Large-Scale Fabrication of Ordered Silicon Nanotip Arrays Used for Gas Ionization in Ion Mobility Spectrometers

The 9/11 events have led to an increase in the request for sensors and sensor systems that can detect rapidly, efficiently, and at moderate cost trace explosives and a whole range of toxic substances at diverse control points, e.g., at airports and inside air conditioning systems in aircraft and public buildings. To date, the security screening instruments of choice are ion mobility spectrometers (IMS), which are basically time-of-flight mass spectrometers (Sielemann, 1999 and Stach, 1997). Such instruments allow for the detection of explosives, chemical warfare agents, and illicit drugs. Widespread adoption of the IMS technology in civilian security screening applications, for instance, at airports, has been hindered due to the fact that state-of-the-art spectrometers employ radioactive ion sources. We report on fabrication and measurements of large-scale-ordered silicon nanotip arrays, used to replace the radioactive source for IMS gas ionization.
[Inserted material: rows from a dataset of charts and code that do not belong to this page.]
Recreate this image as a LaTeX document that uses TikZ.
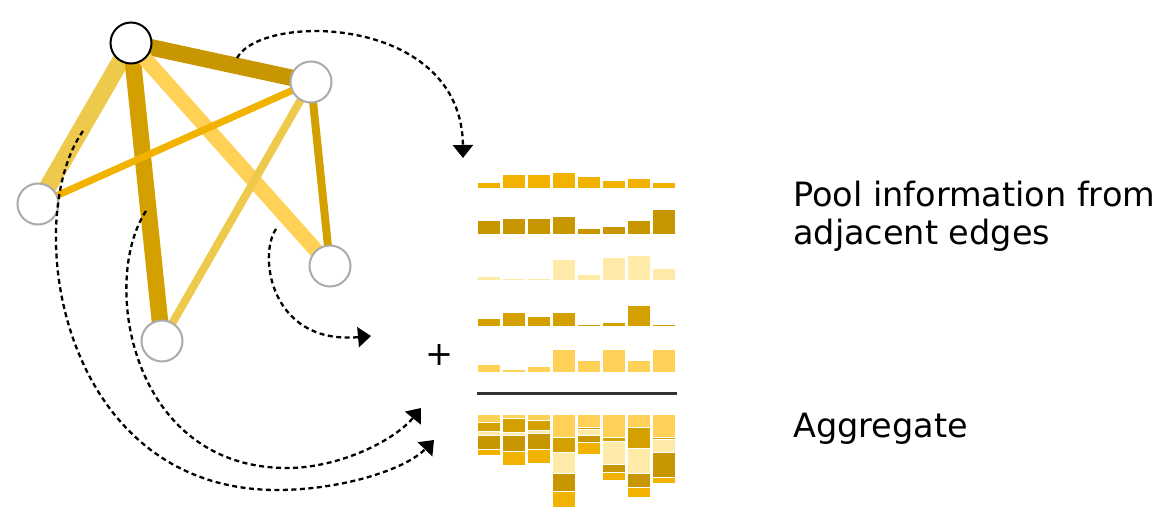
\documentclass[tikz,border=0pt]{standalone}
\usepackage{fontspec}
\setmainfont{DejaVu Sans}
\usetikzlibrary{arrows.meta}
\definecolor{goldbar}{HTML}{F2B200}
\definecolor{darkbar}{HTML}{C89600}
\definecolor{palebar}{HTML}{FFEAA8}
\definecolor{ochrebar}{HTML}{D4A000}
\definecolor{lightbar}{HTML}{FFD257}
\definecolor{mustard}{HTML}{EDCA4C}
\definecolor{ringgray}{HTML}{ABABAB}
\definecolor{rulegray}{HTML}{333333}
\tikzset{
  vertex/.style={circle, draw=ringgray, line width=2pt, fill=white,
    minimum size=41pt, inner sep=0pt},
  focus/.style={vertex, draw=black},
  link/.style={line width=#1, line cap=butt},
  seg/.style={draw=white, line width=0.6pt},
  flow/.style={-{Triangle[length=13pt,width=20pt]}, line width=2.3pt,
    dash pattern=on 5pt off 3.5pt},
  sidetext/.style={font=\fontsize{33.5}{37.5}\selectfont, inner sep=0pt,
    align=left, text=black}
}

\begin{document}
\begin{tikzpicture}[x=1pt, y=-1pt]
\useasboundingbox (0,0) rectangle (1168,520);
% graph
\coordinate (ctop) at (131,43);
\coordinate (crt) at (311,82);
\coordinate (cleft) at (38,204);
\coordinate (cbot) at (162,341);
\coordinate (crb) at (330,266);
\draw[link=17.5pt, mustard] (ctop) -- (cleft);
\draw[link=16.5pt, ochrebar] (ctop) -- (cbot);
\draw[link=16.5pt, darkbar] (ctop) -- (crt);
\draw[link=15pt, lightbar] (ctop) -- (crb);
\draw[link=7pt, goldbar] (cleft) -- (crt);
\draw[link=8pt, mustard] (crt) -- (cbot);
\draw[link=8pt, ochrebar] (crt) -- (crb);
\node[focus] (top) at (ctop) {};
\node[vertex] (rt) at (crt) {};
\node[vertex] (left) at (cleft) {};
\node[vertex] (bot) at (cbot) {};
\node[vertex] (rb) at (crb) {};
% edge features and their sum
\foreach \a/\b/\c/\d/\e [count=\i from 0] in
  {6/14.7/4/8.3/8.3, 14/16.7/2.3/14.7/3.7, 14/16.7/2.3/10.3/6,
   16/18.7/21/14.7/23, 12/6.3/6.3/2.3/12.7, 8/8.3/23/4/23,
   10/14.7/25/21/12.7, 6/25.3/12.7/2.3/23}{
  \pgfmathsetmacro\x{477+25*\i}
  \filldraw[seg, fill=goldbar] (\x,188) rectangle ++(23,-\a);
  \filldraw[seg, fill=darkbar] (\x,234.7) rectangle ++(23,-\b);
  \filldraw[seg, fill=palebar] (\x,280.7) rectangle ++(23,-\c);
  \filldraw[seg, fill=ochrebar] (\x,326.7) rectangle ++(23,-\d);
  \filldraw[seg, fill=lightbar] (\x,372.7) rectangle ++(23,-\e);
  \pgfmathsetmacro\ya{414.3+\e}
  \pgfmathsetmacro\yb{\ya+\d}
  \pgfmathsetmacro\yc{\yb+\c}
  \pgfmathsetmacro\yd{\yc+\b}
  \filldraw[seg, fill=lightbar] (\x,414.3) rectangle ++(23,\e);
  \filldraw[seg, fill=ochrebar] (\x,\ya) rectangle ++(23,\d);
  \filldraw[seg, fill=palebar] (\x,\yb) rectangle ++(23,\c);
  \filldraw[seg, fill=darkbar] (\x,\yc) rectangle ++(23,\b);
  \filldraw[seg, fill=goldbar] (\x,\yd) rectangle ++(23,\a);
}
\draw[line width=2.5pt, rulegray] (477,393.3) -- (677,393.3);
\node[sidetext] (plus) at (440,355) {+};
\node[sidetext, anchor=base west] (pooltext) at (793,244.2) {Pool information from\\adjacent edges};
\node[sidetext, anchor=base west] (aggtext) at (793,437.3) {Aggregate};
% pooling arrows
\coordinate (s1) at (237,58);
\coordinate (t1) at (463,158);
\coordinate (s2) at (276,229);
\coordinate (t2) at (371,336);
\coordinate (s3) at (146,211);
\coordinate (m3) at (287,468);
\coordinate (t3) at (421,408);
\coordinate (s4) at (83,131);
\coordinate (m4) at (277,490);
\coordinate (t4) at (434,440);
\draw[flow] (s1) .. controls (262,12) and (462,15) .. (t1);
\draw[flow] (s2) .. controls (258,255) and (270,345) .. (t2);
\draw[flow] (s3) .. controls (100,280) and (130,468) .. (m3)
  .. controls (340,468) and (395,440) .. (t3);
\draw[flow] (s4) .. controls (20,220) and (60,490) .. (m4)
  .. controls (340,490) and (405,470) .. (t4);
\end{tikzpicture}
\end{document}
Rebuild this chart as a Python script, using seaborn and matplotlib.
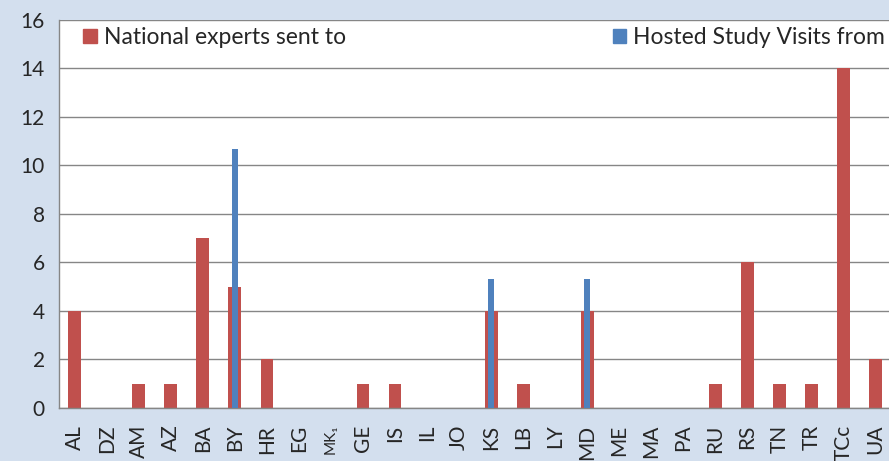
import matplotlib
matplotlib.use("Agg")
import matplotlib.pyplot as plt
import numpy as np
import pandas as pd
import seaborn as sns
from matplotlib.patches import Patch

# ---------------------------------------------------------------------------
# 데이터
# ---------------------------------------------------------------------------

countries = ["AL", "DZ", "AM", "AZ", "BA", "BY", "HR", "EG", "MK\u2081", "GE",
             "IS", "IL", "JO", "KS", "LB", "LY", "MD", "ME", "MA", "PA",
             "RU", "RS", "TN", "TR", "TCc", "UA"]
experts_sent = [4, 0, 1, 1, 7, 5, 2, 0, 0, 1,
                1, 0, 0, 4, 1, 0, 4, 0, 0, 0,
                1, 6, 1, 1, 14, 2]
visits_hosted = [0, 0, 0, 0, 0, 10.67, 0, 0, 0, 0,
                 0, 0, 0, 5.33, 0, 0, 5.33, 0, 0, 0,
                 0, 0, 0, 0, 0, 0]

RED = "#C0504D"
BLUE = "#4F81BD"
BG = "#D3DFEE"
GRID = "#868686"
FS = 15
LEG_FS = 16.5

df = pd.DataFrame({"country": countries, "experts": experts_sent, "visits": visits_hosted})

sns.set_style("white")
plt.rcParams["font.family"] = ["Lato", "DejaVu Sans"]

fig = plt.figure(figsize=(8.89, 4.61), dpi=100, facecolor=BG)
ax = fig.add_axes([0.066, 0.115, 0.937, 0.842])
ax.set_facecolor("white")

sns.barplot(data=df, x="country", y="experts", color=RED, width=0.4,
            saturation=1, linewidth=0, ax=ax, zorder=2)
sns.barplot(data=df, x="country", y="visits", color=BLUE, width=0.19,
            saturation=1, linewidth=0, ax=ax, zorder=3)

ax.set_ylim(0, 16)
ax.set_xlim(-0.5, len(countries) - 0.5)
ax.set_yticks(np.arange(0, 17, 2))
ax.yaxis.grid(True, color=GRID, linewidth=1.0, zorder=0)
ax.set_axisbelow(True)
ax.set_xlabel("")
ax.set_ylabel("")

for side in ["top", "right"]:
    ax.spines[side].set_visible(False)
for side in ["left", "bottom"]:
    ax.spines[side].set_color(GRID)
    ax.spines[side].set_linewidth(1.0)

ax.tick_params(axis="y", labelsize=FS, length=6, color=GRID, direction="out", pad=4)
ax.tick_params(axis="x", which="major", length=0, labelsize=FS, pad=12)
ax.set_xticks(np.arange(-0.5, len(countries), 1), minor=True)
ax.tick_params(axis="x", which="minor", length=6, color=GRID, direction="out")
ax.set_xticklabels(countries, rotation=90)
for lbl in ax.get_xticklabels():
    if lbl.get_text().startswith("MK"):
        lbl.set_fontsize(11)

leg1 = ax.legend(handles=[Patch(color=RED, label="National experts sent to")],
                 loc="upper left", bbox_to_anchor=(0.005, 1.035), frameon=False,
                 fontsize=LEG_FS, handlelength=0.6, handleheight=0.6, handletextpad=0.3)
ax.add_artist(leg1)
ax.legend(handles=[Patch(color=BLUE, label="Hosted Study Visits from")],
          loc="upper right", bbox_to_anchor=(1.017, 1.035), frameon=False,
          fontsize=LEG_FS, handlelength=0.6, handleheight=0.6, handletextpad=0.3)

fig.savefig("out.png", dpi=100, facecolor=BG)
Surface ionization mechanisms on the platinum-coated silicon surface can be significantly increased compared to flat structures due to the strong field enhancement at the tips. We will show measurements of the ion current of planar surfaces compared to microstructured surfaces as well as a photoelectrochemical etching process that allows to etch flat tips with a low aspect ratio as well as long tips with high aspect ratios with exact control about the tip profile.